Un Phénomène aux Multiples Facettes
Le déclin des prénoms catholiques ne peut être réduit à une seule cause. Il résulte d’un entrelacs de facteurs :
- Sécularisation : Moins de Français se reconnaissent dans le catholicisme.
- Modernité : Les parents recherchent des prénoms uniques et actuels.
- Libéralisation : La loi permet plus de créativité depuis 1993.
- Diversité : L’essor d’autres religions enrichit le répertoire des prénoms.
Ces éléments convergent pour redessiner le paysage des prénoms en France, où la tradition catholique, bien que toujours présente, n’est plus dominante.
Et Demain ?
Que nous réserve l’avenir ? Avec la montée des prénoms inspirés par la pop culture (Khaleesi, Arya) ou la nature (Ocean, Willow), il est probable que les prénoms catholiques continuent de reculer. Pourtant, certains prénoms traditionnels, comme Emma ou Gabriel, conservent une popularité durable, prouvant que la tradition n’a pas dit son dernier mot.
Le choix d’un prénom reste un équilibre entre héritage et innovation. Si les saints catholiques s’effacent peu à peu, ils laissent place à une mosaïque de cultures et d’influences, reflet d’une société en perpétuelle évolution.

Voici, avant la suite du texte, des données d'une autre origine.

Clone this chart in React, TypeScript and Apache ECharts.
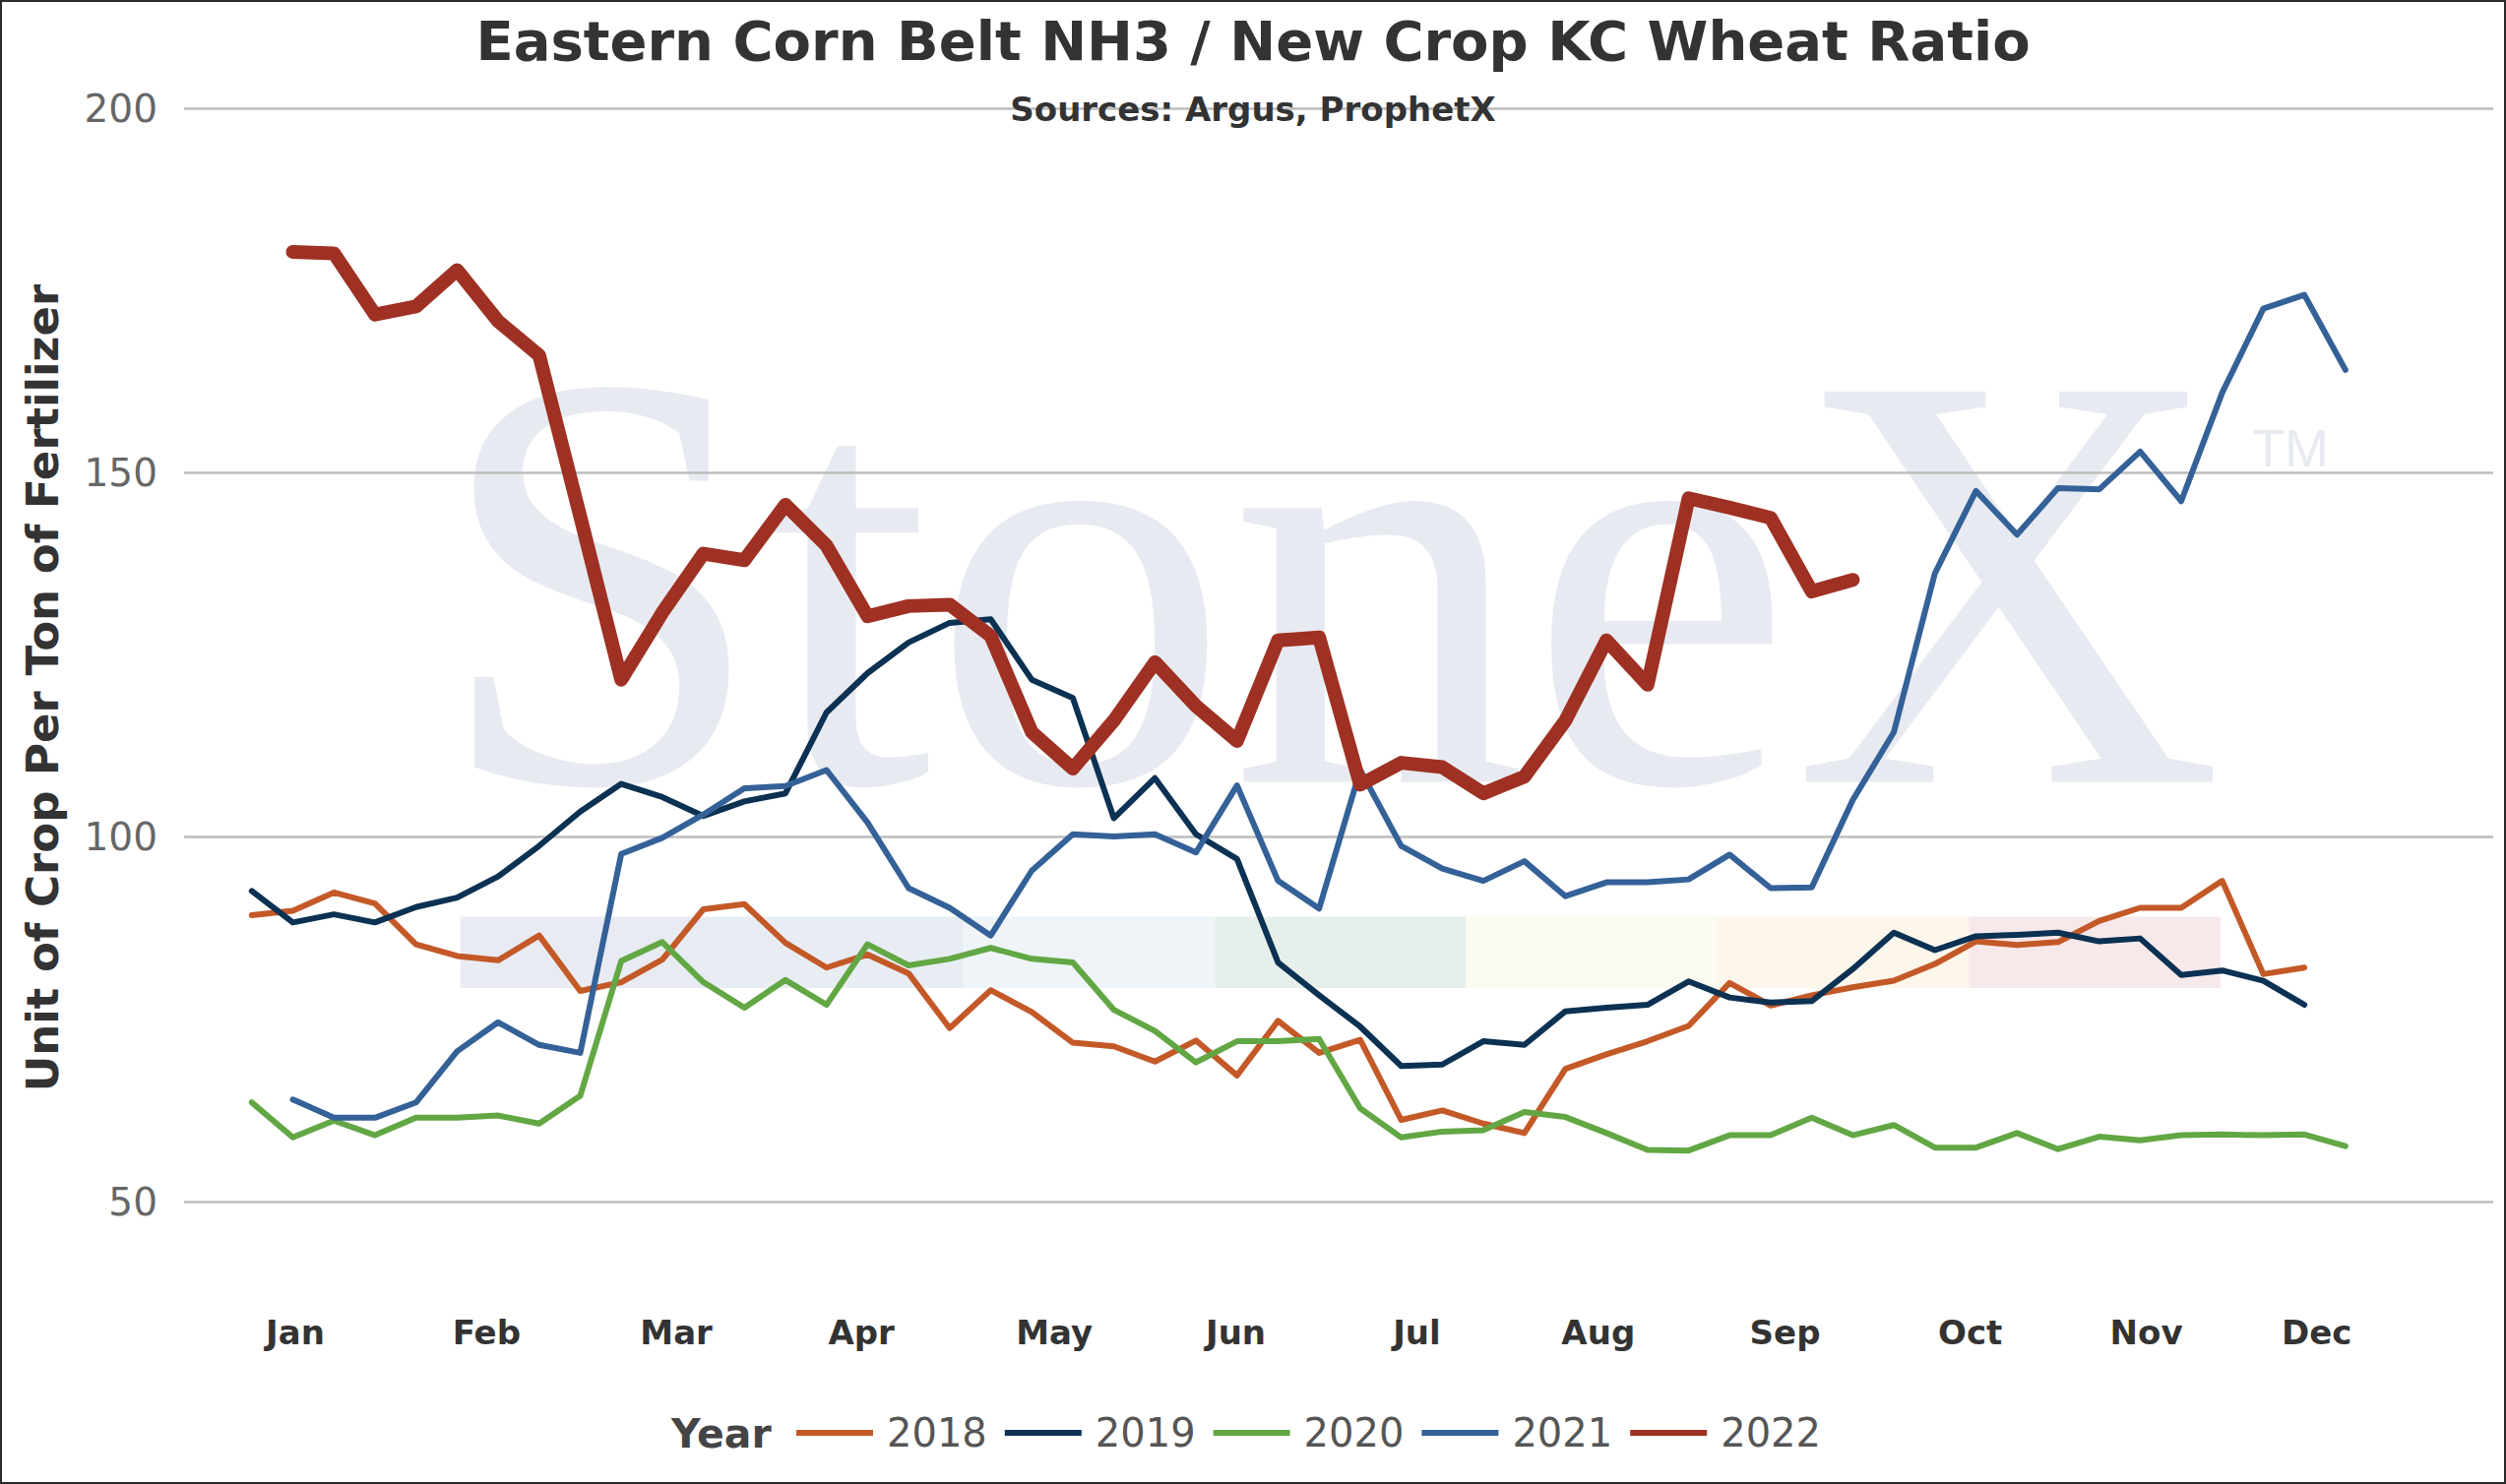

Période | Tendance des prénoms |
---|---|
Début XXe siècle | Prénoms catholiques dominants (Marie, Joseph). |
Années 1980 | Baisse de l’effet « saint du jour ». |
2025 | Prénoms modernes et diversifiés (Luna, Kaïs). |
En définitive, le déclin des prénoms catholiques n’est pas seulement une question de mode. Il reflète une société qui se réinvente, jonglant entre ses racines et son ouverture au monde. Le prénom, ce petit mot chargé de sens, continue de raconter l’histoire de nos évolutions collectives.